One of his favorite experiences was a workshop with Jody Williams, a peace activist and founding coordinator of the International Campaign to Ban Landmines who won the Nobel Peace Prize in 1997.“The most important lesson I took away from the workshop was that nonviolence is the most effective and lasting way to eliminate the injustices of this world,” he says.
The summit was cancelled in Cape Town after several laureates boycotted the event over South Africa's decision not to grant the 14th Dalai Lama a visa.
“It was a real heartbreaker,” Parker Snowe, executive director of CPGC, said of his office's decision cancel the students' trip to South Africa.
For those Fords who attended in Rome, the summit overall was an opportunity to see the values of community, ethics, and justice espoused at Haverford displayed on a world stage, according to Vargas. It was“so affirming, inspiring, supportive and empowering, [and] reaffirming that such values are not limited and small but are important, worth pursuing and global.”
Elisabeth Hawthorne '16, an art history major who also attended the summit, says she found the experience inspirational, especially the talk by 2011 Nobel Laureate Tawakkol Karman, a journalist and human rights activist who spoke about her role in the Arab Spring.
“I found her to be an incredibly passionate and driven woman, who inspired me with her dedication to peaceful means of revolution and reform in government,” Hawthorne says.
She also enjoyed other speakers, and made note of a few of her favorite quotes, including Liberian social worker and 2011 Nobel Laureate Leymah Gwobee's message: "If you wake up in the morning and say, 'Mama, I have this great idea to change the world,' and if she reads it and her response is 'Girl (or Boy), are you crazy?!' you are on the right track."

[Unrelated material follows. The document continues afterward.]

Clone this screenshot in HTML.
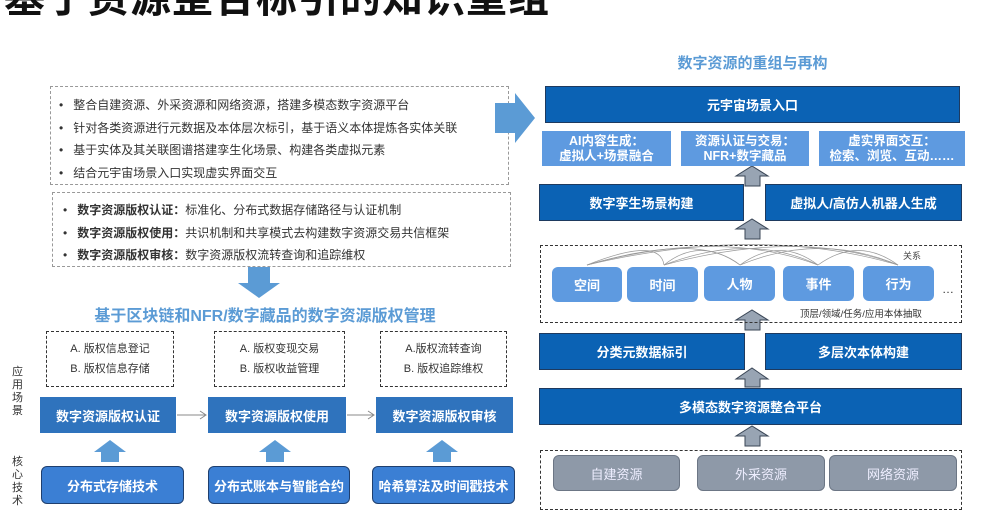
<!DOCTYPE html>
<html><head><meta charset="utf-8"><style>
body{margin:0;width:987px;height:496px;overflow:hidden;background:#fff;position:relative;font-family:"Liberation Sans","Noto Sans CJK SC",sans-serif}
.a{position:absolute;box-sizing:border-box}
.c{display:flex;align-items:center;justify-content:center;text-align:center}
.dash{border:1px dashed #999}
.dk{border:1.5px dashed #333}
.db{background:#0b62b4;color:#fff;font-weight:bold;font-size:13px;border:1px solid #1e3a5f}
.lb{background:#5e9ae0;color:#fff;font-weight:bold;font-size:12.5px;line-height:15px}
.mb{background:#2f73bd;color:#fff;font-weight:bold;font-size:13px}
.nd{background:#5e9ae0;color:#fff;font-weight:bold;font-size:13px;border-radius:6px}
.gr{background:#8e99a8;color:#eef;font-size:13px;border-radius:6px;border:1px solid #6c7685}
.bt{background:#3b7fd4;color:#fff;font-weight:bold;font-size:13px;border-radius:6px;border:1.5px solid #1f3f6e}
.li{font-size:12px;color:#333;height:22.5px;line-height:22.5px;white-space:nowrap}
.li:before{content:"•";margin:0 10px 0 4px}
</style></head><body>
<div class="a" style="left:4px;top:-36px;font-size:41px;font-weight:bold;color:#111;white-space:nowrap;letter-spacing:1px">基于资源整合标引的知识重组</div>

<div class="a dash" style="left:50px;top:86px;width:459px;height:99px;padding:7px 0 0 4px">
<div class="li">整合自建资源、外采资源和网络资源，搭建多模态数字资源平台</div>
<div class="li">针对各类资源进行元数据及本体层次标引，基于语义本体提炼各实体关联</div>
<div class="li">基于实体及其关联图谱搭建孪生化场景、构建各类虚拟元素</div>
<div class="li">结合元宇宙场景入口实现虚实界面交互</div>
</div>
<div class="a dash" style="left:52px;top:192px;width:459px;height:75px;padding:6px 0 0 6px">
<div class="li"><b>数字资源版权认证：</b>标准化、分布式数据存储路径与认证机制</div>
<div class="li"><b>数字资源版权使用：</b>共识机制和共享模式去构建数字资源交易共信框架</div>
<div class="li"><b>数字资源版权审核：</b>数字资源版权流转查询和追踪维权</div>
</div>
<svg class="a" style="left:0;top:0" width="987" height="496">
<polygon points="495,103 515,103 515,93 535,118 515,143 515,133 495,133" fill="#5b9bd5"/>
<polygon points="248,267 270,267 270,283 280,283 259,298 238,283 248,283" fill="#5b9bd5"/>
<g fill="#5b9bd5">
<polygon points="101,462 119,462 119,452 126,452 110,440 94,452 101,452"/>
<polygon points="266,462 284,462 284,452 291,452 275,440 259,452 266,452"/>
<polygon points="433,462 451,462 451,452 458,452 442,440 426,452 433,452"/>
</g>
<g stroke="#888" stroke-width="1" fill="#888">
<line x1="177" y1="415" x2="205" y2="415"/><polyline points="200,411 206,415 200,419" fill="none"/>
<line x1="347" y1="415" x2="373" y2="415"/><polyline points="368,411 374,415 368,419" fill="none"/>
</g>
<g fill="#98a4b3" stroke="#3a4656" stroke-width="1">
<polygon points="745,186 760,186 760,176 768,176 752,166 736,176 745,176"/>
<polygon points="745,239 760,239 760,229 768,229 752,219 736,229 745,229"/>
<polygon points="745,330 760,330 760,320 768,320 752,310 736,320 745,320"/>
<polygon points="745,387 760,387 760,379 768,379 752,368 736,379 745,379"/>
<polygon points="745,446 760,446 760,436 768,436 752,426 736,436 745,436"/>
</g>
<g fill="none" stroke="#999" stroke-width="0.7">
<path d="M587,265 Q660,236 664,265"/><path d="M587,265 Q700,232 740,265"/><path d="M587,265 Q720,228 818,265"/>
<path d="M664,265 Q700,236 740,265"/><path d="M664,265 Q750,232 818,265"/><path d="M664,265 Q800,228 898,265"/>
<path d="M740,265 Q780,236 818,265"/><path d="M740,265 Q820,232 898,265"/><path d="M818,265 Q858,236 898,265"/>
<path d="M587,265 Q760,224 898,265"/>
</g>
</svg>
<div class="a" style="left:0;top:302px;width:530px;text-align:center;font-size:16px;font-weight:bold;color:#5b9bd5">基于区块链和NFR/数字藏品的数字资源版权管理</div>
<div class="a dk c" style="left:46px;top:331px;width:128px;height:56px;font-size:11px;line-height:20px;color:#333">A. 版权信息登记<br>B. 版权信息存储</div>
<div class="a dk c" style="left:214px;top:331px;width:131px;height:56px;font-size:11px;line-height:20px;color:#333">A. 版权变现交易<br>B. 版权收益管理</div>
<div class="a dk c" style="left:380px;top:331px;width:127px;height:56px;font-size:11px;line-height:20px;color:#333">A.版权流转查询<br>B. 版权追踪维权</div>
<div class="a" style="left:12px;top:366px;width:14px;font-size:11px;line-height:13px;color:#333">应用场景</div>
<div class="a" style="left:12px;top:456px;width:14px;font-size:11px;line-height:13px;color:#333">核心技术</div>
<div class="a mb c" style="left:40px;top:397px;width:136px;height:36px">数字资源版权认证</div>
<div class="a mb c" style="left:208px;top:397px;width:138px;height:36px">数字资源版权使用</div>
<div class="a mb c" style="left:376px;top:397px;width:137px;height:36px">数字资源版权审核</div>
<div class="a bt c" style="left:41px;top:466px;width:143px;height:38px">分布式存储技术</div>
<div class="a bt c" style="left:208px;top:466px;width:142px;height:38px">分布式账本与智能合约</div>
<div class="a bt c" style="left:372px;top:466px;width:143px;height:38px">哈希算法及时间戳技术</div>

<div class="a" style="left:545px;top:52px;width:415px;text-align:center;font-size:15px;font-weight:bold;color:#5b9bd5">数字资源的重组与再构</div>
<div class="a db c" style="left:545px;top:86px;width:415px;height:37px">元宇宙场景入口</div>
<div class="a lb c" style="left:542px;top:131px;width:129px;height:35px">AI内容生成：<br>虚拟人+场景融合</div>
<div class="a lb c" style="left:681px;top:131px;width:128px;height:35px">资源认证与交易：<br>NFR+数字藏品</div>
<div class="a lb c" style="left:819px;top:131px;width:146px;height:35px">虚实界面交互：<br>检索、浏览、互动……</div>
<div class="a db c" style="left:539px;top:184px;width:205px;height:37px">数字孪生场景构建</div>
<div class="a db c" style="left:765px;top:184px;width:197px;height:37px">虚拟人/高仿人机器人生成</div>
<div class="a dk" style="left:540px;top:245px;width:422px;height:78px"></div>
<div class="a" style="left:903px;top:249px;font-size:9px;color:#444">关系</div>
<div class="a nd c" style="left:552px;top:267px;width:70px;height:35px">空间</div>
<div class="a nd c" style="left:627px;top:267px;width:71px;height:35px">时间</div>
<div class="a nd c" style="left:704px;top:266px;width:71px;height:35px">人物</div>
<div class="a nd c" style="left:783px;top:266px;width:71px;height:35px">事件</div>
<div class="a nd c" style="left:863px;top:266px;width:71px;height:35px">行为</div>
<div class="a" style="left:942px;top:282px;font-size:12px;color:#333">…</div>
<div class="a" style="left:800px;top:306px;font-size:9.5px;color:#333">顶层/领域/任务/应用本体抽取</div>
<div class="a db c" style="left:539px;top:333px;width:206px;height:37px">分类元数据标引</div>
<div class="a db c" style="left:765px;top:333px;width:197px;height:37px">多层次本体构建</div>
<div class="a db c" style="left:539px;top:388px;width:423px;height:37px">多模态数字资源整合平台</div>
<div class="a dk" style="left:540px;top:450px;width:422px;height:60px"></div>
<div class="a gr c" style="left:553px;top:455px;width:127px;height:36px">自建资源</div>
<div class="a gr c" style="left:697px;top:455px;width:128px;height:36px">外采资源</div>
<div class="a gr c" style="left:829px;top:455px;width:128px;height:36px">网络资源</div>
</body></html>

One of the most moving and hopeful moments, Hawthorne says, came when Karman, the Arab Spring activist, and Shirin Ebadi, a lawyer and human rights activist who won in 2003, embraced on stage as a sign of reconciliation and solidarity.
“As Iranian and Yemeni women, Shia and Sunni, they asserted that religion was not the foundational cause of unrest in the Middle East, that the people loved and respected each other's differences and religious preferences, and that peaceful dialogue was desired,” she says. “It is indescribable, the emotion in the room at that time. I was not the only one brought to tears.”